= An apple a day keeps the doctor away =

19th-century English proverb

"One apple a day keeps the doctor away" is a common English-language proverb that appeared in the 19th century, advocating for the daily consumption of apples. By extension, the broader implication is "if one eats healthful foods, one will remain in good health and will not need to see the doctor often."

==Origin==
A variant of the proverb, "Eat an apple on going to bed, and you'll keep the doctor from earning his bread" was recorded as a Pembrokeshire saying in 1866. The modern phrasing, "An apple a day keeps the doctor away", began usage at the end of the 19th century, with early print examples found as early as 1887.

==Scientific background==

A 2013 study using computer modelling compared eating apples with taking a common daily cholesterol-lowering drug to estimate risk of cardiovascular diseases. The computer model estimated that eating an apple a day was generally comparable for people over age 50 years to using a statin drug to reduce low-density lipoprotein cholesterol, concluding that eating an apple a day "is able to match modern medicine and is likely to have fewer side effects," while having similar annual cost.

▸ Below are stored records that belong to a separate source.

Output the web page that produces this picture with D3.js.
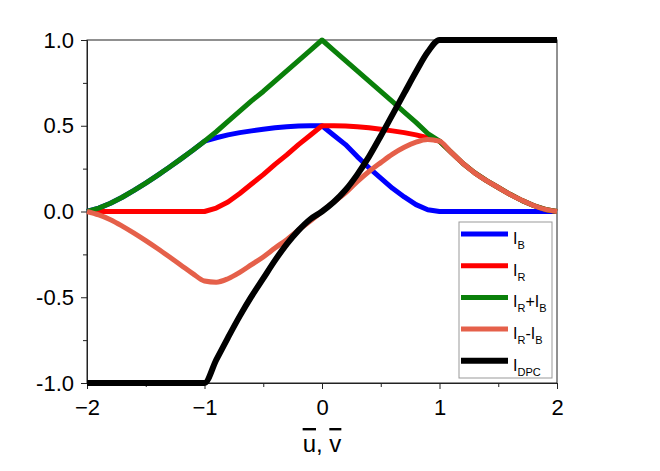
<!DOCTYPE html>
<html>
<head>
<meta charset="utf-8">
<script src="https://cdn.jsdelivr.net/npm/d3@7"></script>
<style>
  body { margin: 0; background: #fff; }
  svg { display: block; font-family: "Liberation Sans", Arial, sans-serif; }
</style>
</head>
<body>
<div id="chart"></div>
<script>
// u values along the x axis
const u = [-2.0, -1.9, -1.8, -1.7, -1.6, -1.5, -1.4, -1.3, -1.2, -1.1, -1.0,
           -0.9, -0.8, -0.7, -0.6, -0.5, -0.4, -0.3, -0.2, -0.1, 0.0,
            0.1, 0.2, 0.3, 0.4, 0.5, 0.6, 0.7, 0.8, 0.9, 1.0,
            1.1, 1.2, 1.3, 1.4, 1.5, 1.6, 1.7, 1.8, 1.9, 2.0];

const iB = [0, 0.02, 0.048, 0.083, 0.123, 0.166, 0.211, 0.258, 0.307, 0.357, 0.41,
            0.43, 0.447, 0.46, 0.47, 0.48, 0.488, 0.494, 0.498, 0.5, 0.5,
            0.445, 0.39, 0.32, 0.255, 0.195, 0.135, 0.085, 0.04, 0.01, 0,
            0, 0, 0, 0, 0, 0, 0, 0, 0, 0];

const iR = [0, 0, 0, 0, 0, 0, 0, 0, 0, 0, 0,
            0.02, 0.055, 0.105, 0.16, 0.215, 0.275, 0.33, 0.39, 0.445, 0.5,
            0.5, 0.498, 0.494, 0.488, 0.48, 0.47, 0.46, 0.447, 0.43, 0.41,
            0.345, 0.28, 0.225, 0.18, 0.14, 0.1, 0.065, 0.035, 0.012, 0];

const iSum = [0, 0.02, 0.048, 0.083, 0.123, 0.166, 0.211, 0.258, 0.307, 0.357, 0.41,
              0.465, 0.525, 0.585, 0.645, 0.70, 0.76, 0.82, 0.88, 0.94, 1.0,
              0.94, 0.88, 0.82, 0.76, 0.70, 0.64, 0.58, 0.52, 0.455, 0.41,
              0.345, 0.28, 0.225, 0.18, 0.14, 0.1, 0.065, 0.035, 0.012, 0];

const iDiff = [0, -0.02, -0.048, -0.085, -0.126, -0.17, -0.216, -0.264, -0.313, -0.362, -0.405,
               -0.412, -0.392, -0.355, -0.31, -0.265, -0.213, -0.164, -0.108, -0.055, 0,
               0.055, 0.108, 0.174, 0.233, 0.285, 0.335, 0.375, 0.405, 0.42, 0.41,
               0.345, 0.28, 0.225, 0.18, 0.14, 0.1, 0.065, 0.035, 0.012, 0];

const iDPC = [-1, -1, -1, -1, -1, -1, -1, -1, -1, -1, -1,
              -0.865, -0.735, -0.61, -0.495, -0.39, -0.285, -0.19, -0.11, -0.045, 0,
              0.055, 0.125, 0.215, 0.32, 0.44, 0.565, 0.69, 0.815, 0.93, 1.0,
              1, 1, 1, 1, 1, 1, 1, 1, 1, 1];

const seriesNames = ["I_B", "I_R", "I_R+I_B", "I_R-I_B", "I_DPC"];
const seriesColors = ["#0000ff", "#ff0000", "#0a800a", "#e5604a", "#000000"];
const seriesValues = [iB, iR, iSum, iDiff, iDPC];

const xTicks = [-2, -1, 0, 1, 2];
const xMinor = [-1.5, -0.5, 0.5, 1.5];
const yTicks = [-1.0, -0.5, 0.0, 0.5, 1.0];
const yMinor = [-0.75, -0.25, 0.25, 0.75];

const W = 660, H = 471;
const margin = {top: 40, right: 103, bottom: 88, left: 87};
const width = W - margin.left - margin.right;
const height = H - margin.top - margin.bottom;

const svg = d3.select("#chart").append("svg")
    .attr("width", W)
    .attr("height", H);

const g = svg.append("g")
    .attr("transform", `translate(${margin.left},${margin.top})`);

const x = d3.scaleLinear().domain([-2, 2]).range([0, width]);
const y = d3.scaleLinear().domain([-1, 1]).range([height, 0]);

// frame
g.append("rect")
    .attr("width", width)
    .attr("height", height)
    .attr("fill", "none")
    .attr("stroke", "#222")
    .attr("stroke-width", 1);

// axes
g.append("g")
    .attr("transform", `translate(0,${height})`)
    .call(d3.axisBottom(x).tickValues(xTicks).tickSize(6).tickSizeOuter(0).tickPadding(10)
        .tickFormat(d3.format("d")));
g.append("g")
    .attr("transform", `translate(0,${height})`)
    .call(d3.axisBottom(x).tickValues(xMinor).tickSize(4).tickSizeOuter(0).tickFormat(""));

g.append("g")
    .call(d3.axisLeft(y).tickValues(yTicks).tickSize(6).tickSizeOuter(0).tickPadding(7)
        .tickFormat(d => d.toFixed(1)));
g.append("g")
    .call(d3.axisLeft(y).tickValues(yMinor).tickSize(4).tickSizeOuter(0).tickFormat(""));

g.selectAll(".domain").attr("stroke", "#222");
g.selectAll(".tick line").attr("stroke", "#222");
g.selectAll(".tick text")
    .style("font-size", "22px")
    .style("font-family", "'Liberation Sans', Arial, sans-serif")
    .attr("fill", "#000");

// x-axis title with overlines
const title = g.append("text")
    .attr("x", width / 2)
    .attr("y", height + 69)
    .attr("text-anchor", "middle")
    .style("font-size", "24px");
title.append("tspan").style("text-decoration", "overline").text("u");
title.append("tspan").text(", ");
title.append("tspan").style("text-decoration", "overline").text("v");

// curves: black and coral are smooth, the others keep their corners
const lineStraight = d3.line()
    .x((d, i) => x(u[i]))
    .y(d => y(d));
const lineSmooth = d3.line()
    .x((d, i) => x(u[i]))
    .y(d => y(d))
    .curve(d3.curveMonotoneX);

seriesValues.forEach((vals, k) => {
    g.append("path")
        .datum(vals)
        .attr("d", (k === 3 || k === 4) ? lineSmooth : lineStraight)
        .attr("fill", "none")
        .attr("stroke", seriesColors[k])
        .attr("stroke-width", k === 4 ? 6 : 5)
        .attr("stroke-linejoin", "round");
});

// legend
const legend = svg.append("g")
    .attr("transform", "translate(459,222)");

legend.append("rect")
    .attr("width", 93)
    .attr("height", 156)
    .attr("fill", "#fff")
    .attr("stroke", "#999")
    .attr("stroke-width", 1);

seriesNames.forEach((name, k) => {
    const ly = 12 + k * 31.7;
    legend.append("line")
        .attr("x1", 2).attr("x2", 49)
        .attr("y1", ly).attr("y2", ly)
        .attr("stroke", seriesColors[k])
        .attr("stroke-width", k === 4 ? 6 : 5);

    const t = legend.append("text")
        .attr("x", 54)
        .attr("y", ly + 10)
        .style("font-size", "16px");
    // "I_X" parts with subscripts, joined by + or -
    const parts = name.split(/([+-])/);
    let lowered = false;
    parts.forEach(p => {
        if (p === "+" || p === "-") {
            t.append("tspan").attr("dy", lowered ? -5 : 0).text(p);
            lowered = false;
        } else {
            const [main, sub] = p.split("_");
            t.append("tspan").attr("dy", lowered ? -5 : 0).text(main);
            t.append("tspan").attr("dy", 5).style("font-size", "11px").text(sub);
            lowered = true;
        }
    });
});
</script>
</body>
</html>
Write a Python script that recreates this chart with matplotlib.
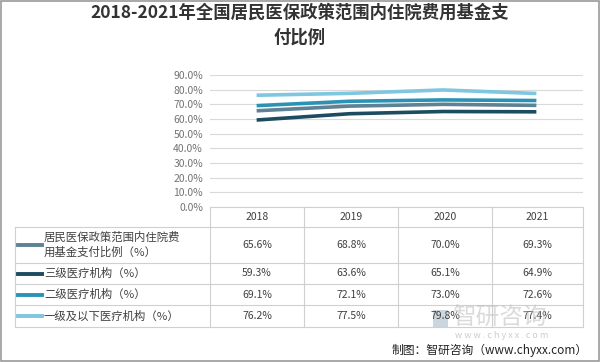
import matplotlib
matplotlib.use("Agg")
import matplotlib.pyplot as plt
from matplotlib.lines import Line2D
from matplotlib.patches import Rectangle

plt.rcParams['font.family'] = ['Noto Sans CJK SC', 'DejaVu Sans']

years = ["2018", "2019", "2020", "2021"]
series_names = ["居民医保政策范围内住院费\n用基金支付比例（%）",
                "三级医疗机构（%）", "二级医疗机构（%）", "一级及以下医疗机构（%）"]
v_total = [65.6, 68.8, 70.0, 69.3]
v_lvl3 = [59.3, 63.6, 65.1, 64.9]
v_lvl2 = [69.1, 72.1, 73.0, 72.6]
v_lvl1 = [76.2, 77.5, 79.8, 77.4]
series_vals = [v_total, v_lvl3, v_lvl2, v_lvl1]
colors = ["#5f8196", "#1d4c60", "#2a93b5", "#7fc6e0"]
yticks = [0, 10, 20, 30, 40, 50, 60, 70, 80, 90]

W, H = 600, 362
fig = plt.figure(figsize=(6.0, 3.62), dpi=100)

def fx(px): return px / W
def fy(py): return 1 - py / H

# outer border
fig.add_artist(Rectangle((0.001, 0.002), 0.997, 0.996, transform=fig.transFigure,
                         fill=False, edgecolor="#9a9a9a", lw=1.2))

fig.text(0.5, fy(25), "2018-2021年全国居民医保政策范围内住院费用基金支\n付比例",
         ha="center", va="center", fontsize=12.5, fontweight="bold", color="#333333",
         linespacing=1.5)

x0, x1 = 210, 583
ytop, ybot = 75, 207
ax = fig.add_axes([fx(x0), fy(ybot), fx(x1) - fx(x0), (ybot - ytop) / H])
xs = list(range(len(years)))
for vals, c in zip(series_vals, colors):
    ax.plot(xs, vals, color=c, lw=2.6, solid_capstyle="butt")
ax.set_xlim(-0.5, len(years) - 0.5)
ax.set_ylim(0, 90)
ax.set_yticks(yticks)
ax.set_yticklabels([f"{t:.1f}%" for t in yticks], fontsize=7.5, color="#737373")
ax.set_xticks([])
ax.tick_params(axis="y", length=0, pad=5)
ax.grid(axis="y", color="#d9d9d9", lw=0.8)
for s in ax.spines.values():
    s.set_visible(False)
ax.set_axisbelow(True)

# table
row_y = [207, 227, 263, 284, 305, 327]
col_x = [15, 210, 304, 398, 492, 583]
gc = "#d0d0d0"
def hline(y, xa, xb):
    fig.add_artist(Line2D([fx(xa), fx(xb)], [fy(y), fy(y)], color=gc, lw=0.8))
def vline(x, ya, yb):
    fig.add_artist(Line2D([fx(x), fx(x)], [fy(ya), fy(yb)], color=gc, lw=0.8))

hline(row_y[0], col_x[1], col_x[-1])
for y in row_y[1:]:
    hline(y, col_x[0], col_x[-1])
for x in col_x[1:]:
    vline(x, row_y[0], row_y[-1])
vline(col_x[0], row_y[1], row_y[-1])

for j, yr in enumerate(years):
    cx = (col_x[j + 1] + col_x[j + 2]) / 2
    fig.text(fx(cx), fy((row_y[0] + row_y[1]) / 2), yr, ha="center", va="center",
             fontsize=7.5, color="#404040")

for i, (name, vals, c) in enumerate(zip(series_names, series_vals, colors)):
    cy = (row_y[i + 1] + row_y[i + 2]) / 2
    fig.add_artist(Line2D([fx(18), fx(42)], [fy(cy), fy(cy)], color=c, lw=2.8))
    fig.text(fx(44), fy(cy), name, ha="left", va="center", fontsize=8.2,
             color="#404040", linespacing=1.45)
    for j, v in enumerate(vals):
        cx = (col_x[j + 1] + col_x[j + 2]) / 2
        fig.text(fx(cx), fy(cy), f"{v:.1f}%", ha="center", va="center",
                 fontsize=7.5, color="#404040")

# watermark
fig.add_artist(Rectangle((fx(433), fy(327)), 15 / W, 17 / H, transform=fig.transFigure,
                         facecolor="#a9bccb", edgecolor="none", alpha=0.6))
fig.text(fx(452), fy(318), "智研咨询", ha="left", va="center", fontsize=17,
         color="#bdbdbd", alpha=0.55)
fig.text(fx(455), fy(336), "w w w . c h y x x . c o m", ha="left", va="center",
         fontsize=6.5, color="#cccccc")

fig.text(fx(588), fy(350), "制图：智研咨询（www.chyxx.com）", ha="right", va="center",
         fontsize=8.5, color="#222222")

fig.savefig("out.png", dpi=100)
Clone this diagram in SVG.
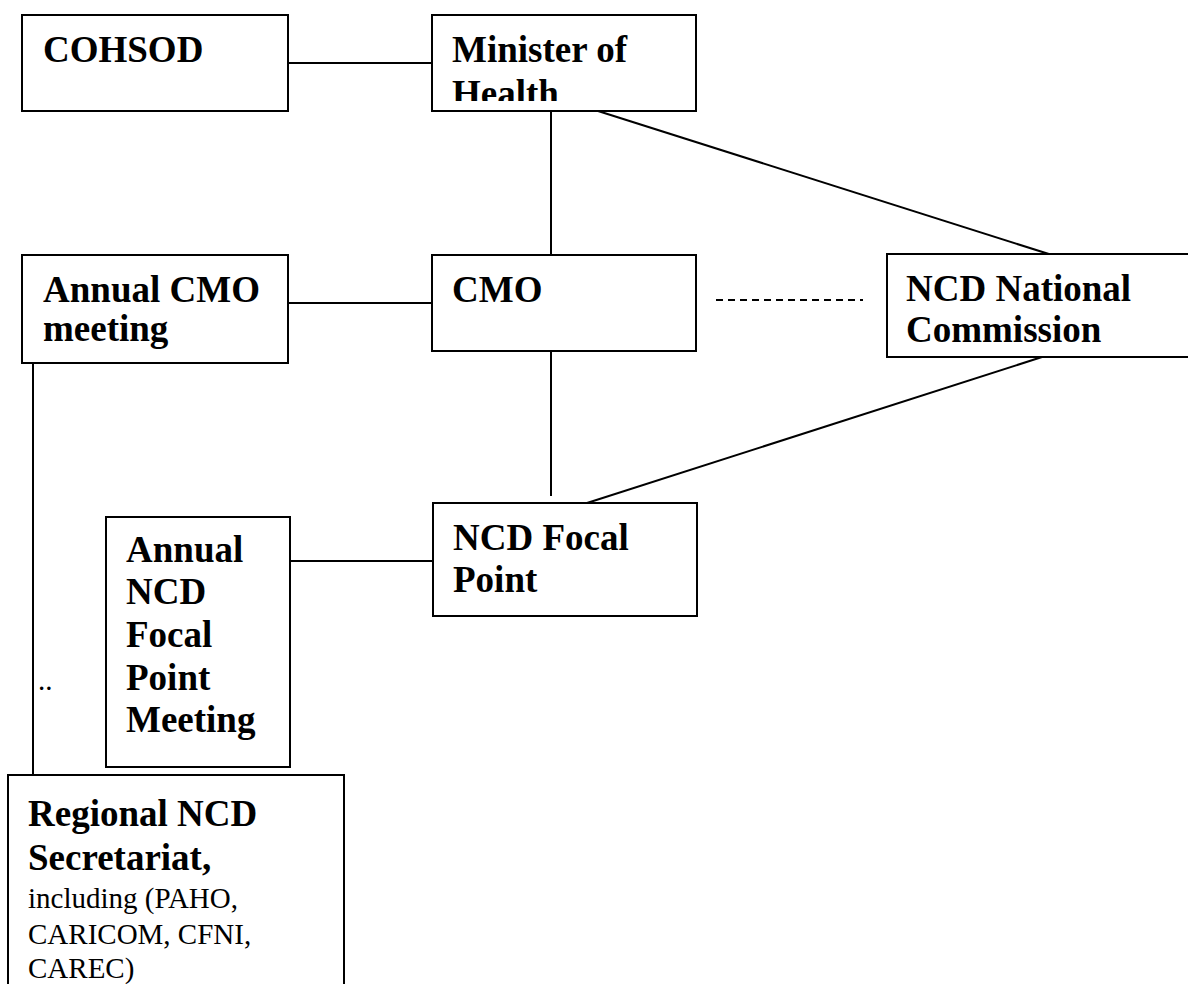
<svg xmlns="http://www.w3.org/2000/svg" width="1188" height="984" viewBox="0 0 1188 984">
<style>
.box{fill:#fff;stroke:#000;stroke-width:2}
.b{font-family:"Liberation Serif","Times New Roman",serif;font-weight:bold;font-size:37px;fill:#000}
.r{font-family:"Liberation Serif","Times New Roman",serif;font-size:29px;fill:#000}
.ln{stroke:#000;stroke-width:2;fill:none}
</style>
<defs>
<clipPath id="clipMin"><rect x="432" y="15" width="264" height="86"/></clipPath>
</defs>
<rect width="1188" height="984" fill="#fff"/>
<g id="connectors">
<line class="ln" x1="288" y1="63" x2="432" y2="63"/>
<line class="ln" x1="551" y1="111" x2="551" y2="255"/>
<line class="ln" x1="598" y1="111" x2="1052" y2="255"/>
<line class="ln" x1="288" y1="303" x2="432" y2="303"/>
<line class="ln" x1="716" y1="300" x2="863" y2="300" stroke-dasharray="7,5"/>
<line class="ln" x1="551" y1="351" x2="551" y2="496"/>
<line class="ln" x1="1042" y1="357" x2="587" y2="503"/>
<line class="ln" x1="290" y1="561" x2="433" y2="561"/>
<line class="ln" x1="33" y1="363" x2="33" y2="776"/>
</g>
<g id="cohsod">
<rect class="box" x="22" y="15" width="266" height="96"/>
<text class="b" x="43" y="62">COHSOD</text>
</g>
<g id="minister">
<rect class="box" x="432" y="15" width="264" height="96"/>
<g clip-path="url(#clipMin)">
<text class="b" x="452" y="62">Minister of</text>
<text class="b" x="452" y="106">Health</text>
</g>
</g>
<g id="annual-cmo">
<rect class="box" x="22" y="255" width="266" height="108"/>
<text class="b" x="43" y="302">Annual CMO</text>
<text class="b" x="43" y="341">meeting</text>
</g>
<g id="cmo">
<rect class="box" x="432" y="255" width="264" height="96"/>
<text class="b" x="452" y="302">CMO</text>
</g>
<g id="ncd-commission">
<rect class="box" x="887" y="254" width="310" height="103"/>
<text class="b" x="906" y="301">NCD National</text>
<text class="b" x="906" y="342">Commission</text>
</g>
<g id="ncd-focal">
<rect class="box" x="433" y="503" width="264" height="113"/>
<text class="b" x="453" y="550">NCD Focal</text>
<text class="b" x="453" y="592">Point</text>
</g>
<g id="annual-ncd">
<rect class="box" x="106" y="517" width="184" height="250"/>
<text class="b" x="126" y="562">Annual</text>
<text class="b" x="126" y="604">NCD</text>
<text class="b" x="126" y="647">Focal</text>
<text class="b" x="126" y="690">Point</text>
<text class="b" x="126" y="732">Meeting</text>
</g>
<text class="r" x="38" y="690" font-size="20">..</text>
<g id="regional">
<rect class="box" x="8" y="775" width="336" height="220"/>
<text class="b" x="28" y="826">Regional NCD</text>
<text class="b" x="28" y="870">Secretariat,</text>
<text class="r" x="28" y="908">including (PAHO,</text>
<text class="r" x="28" y="944">CARICOM, CFNI,</text>
<text class="r" x="28" y="978">CAREC)</text>
</g>
</svg>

A 2015 study found apple eaters "were more likely, in the crude analysis, to keep the doctor (and prescription medications) away." When they adjusted for "sociodemographic and health-related characteristics, however, the association was no longer statistically significant". The study also found that people who ate an apple a day used fewer prescription medications.

===Nutritional content of an apple===

A USDA-standard medium-size (100 gram) raw apple is 86% water and 14% carbohydrates with negligible content of fat and protein, and supplies 52 calories of food energy. It contains a moderate amount of dietary fiber, but otherwise has a low level of micronutrients.